In 1978, Jack Greene revised the rules, making the relatively simple search, movement and combat systems more complex. This second edition, with new cover art and components, was published in 1978.

In 1988, Joel Billings and John Lyon created a computer game titled Computer Bismarck based on the Avalon Hill game. (Thomas Shaw, vice-president of Avalon Hill, turned down Billings when he approached the game company about producing computer games for them.) Computer Bismarck would become the first game produced by Strategic Simulations Inc. (SSI), the new company co-founded by Billings and Lyon.

==Reception==
Writing about the 1962 edition in Issue 8 of Games & Puzzles, Don Turnbull called the game "an approximate simulation" because it left out the Prinz Eugen. Turnbull considered the game a failure, saying, "It had some, but not much, merit; certainly anyone who thinks Bismarck will simulate naval action any more than roughly would be disappointed."

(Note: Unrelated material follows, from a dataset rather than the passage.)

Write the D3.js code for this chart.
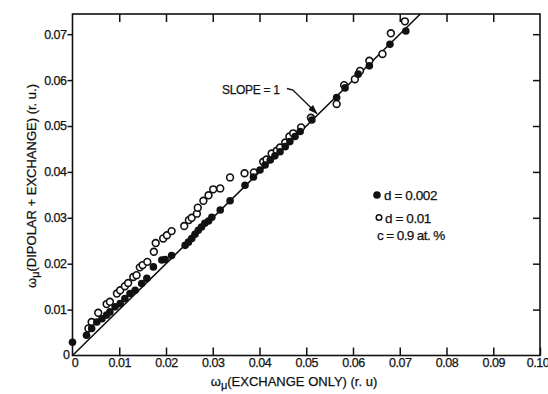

In The Playboy Winner's Guide to Board Games, John Jackson noted that the 1962 edition was "easy to grasp and is, for a wargame, quite short — an hour or two at most." He noted that "It is even possible for the German player to win, occasionally, if the Bismarck can elude its pursuers for a while and can catch one or two of the British ships alone at night."

In the 1980 book The Complete Book of Wargames, game designer Jon Freeman called the original 1962 edition "probably the best — and shortest — introductory wargame on the market at the time." However, Freeman didn't feel that the new (1978) edition was "occupying the same niche. It's still a good game; it's just aimed at a broader audience." He concluded by giving the second edition an Overall Evaluation of "Very Good."

In a retrospective review in Issue 9 of Vieille Garde, Stephane Martin gave a lengthy breakdown of the gameplay in the second (1978) edition, and concluded, "Bismarck still remains today a quality reference in naval simulation games. With a little luck, it is possible to find this second-hand game at a very reasonable price."

In another retrospective review, Joe Scoleri noted in Issue 3 of Simulacrum that "Bismarck was one of the easiest and quickest playing [Avalon Hill] Classics but is obviously limited in terms of realism and simulation value." Scoleri concluded, "Although the original version is perfectly acceptable as an introductory game, naval warfare enthusiasts will want to stick with the second edition."